# Painted wheel covers



## Smdqt (Sep 5, 2012)

Hey guys, 
I just got my '12 Cruze LT 1SA and can't get enough of the car. Sadly 1SA package didn't come with alloys, but 16" stocks with wheel covers actually look nice. Being a poor student and all, I can't really afford a new set of rims right now, so I was thinking about plasti dippin the wheel covers black (the whole car is black with black tint). It looks like the stock rims are factory dipped so both would sort of blend in. Now excuse me for being tacky, I was wondering if anyone has done such a thing and could post some pics of the black wheel covers before I go ahead and ruin my car. I wanted to black out the car until I get the black rims sometime in the future (not the bow ties, I kinda like 'em gold).

Thanks


----------



## Smurfenstein (Nov 16, 2011)

Smdqt said:


> Hey guys,
> I just got my '12 Cruze LT 1SA and can't get enough of the car. Sadly 1SA package didn't come with alloys, but 16" stocks with wheel covers actually look nice. Being a poor student and all, I can't really afford a new set of rims right now, so I was thinking about plasti dippin the wheel covers black (the whole car is black with black tint). It looks like the stock rims are factory dipped so both would sort of blend in. Now excuse me for being tacky, I was wondering if anyone has done such a thing and could post some pics of the black wheel covers before I go ahead and ruin my car. I wanted to black out the car until I get the black rims sometime in the future (not the bow ties, I kinda like 'em gold).
> 
> Thanks


I Plasti-Dipped one of my wheel covers one day to see what it would look like, and decided against it, because I kinda like the silver look. As for whether or not you would want to do it yourself, I would say go ahead and use a single can of Plasti-Dip to put a single coat on two of your hub caps. That way you can look at your car from one side to see if its worth doing on all wheels, in the proper 4-5 coats.

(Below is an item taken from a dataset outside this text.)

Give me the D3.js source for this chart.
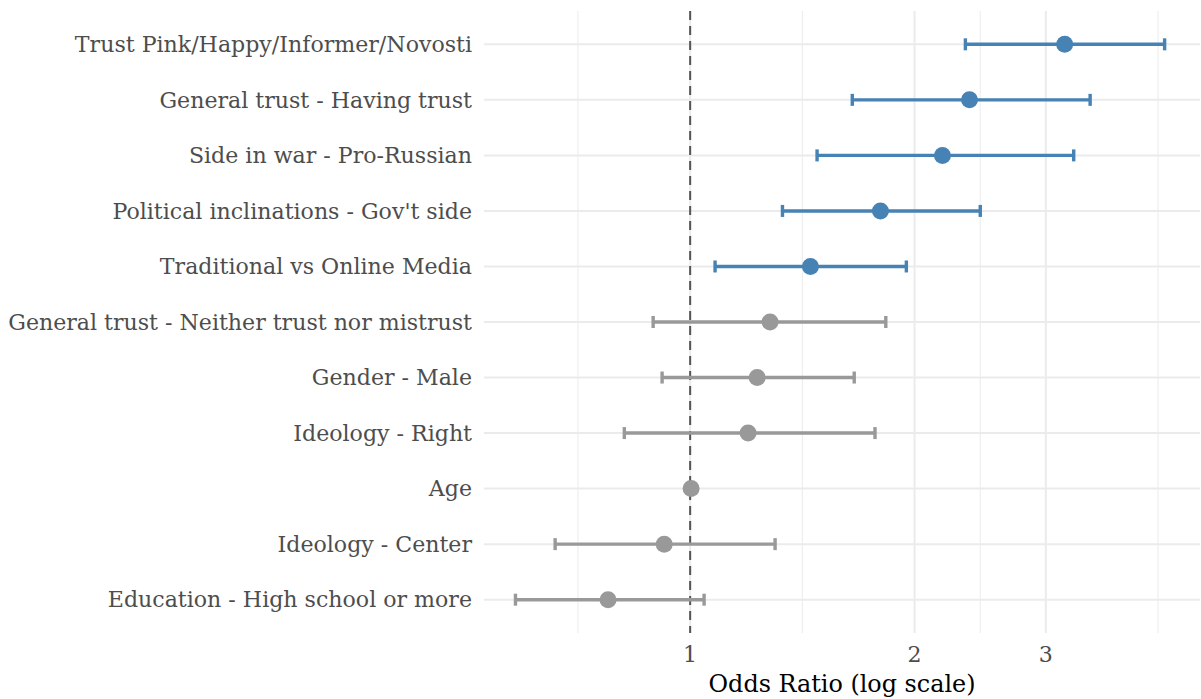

The hub cabs screw onto the lug nuts(incase you didn't already know), and so you can just get them loose, and then take completely off by hand. Simply put them on a piece of cardboard or newspaper, put a decent coat on them, and re-mount them by simply hand tightening them to see if you like it.

Another trick you can do is remove the wheels, and pop out the yellow bowties in the center cap, and blacken those out. I did that on my LS and I love how it looks.


----------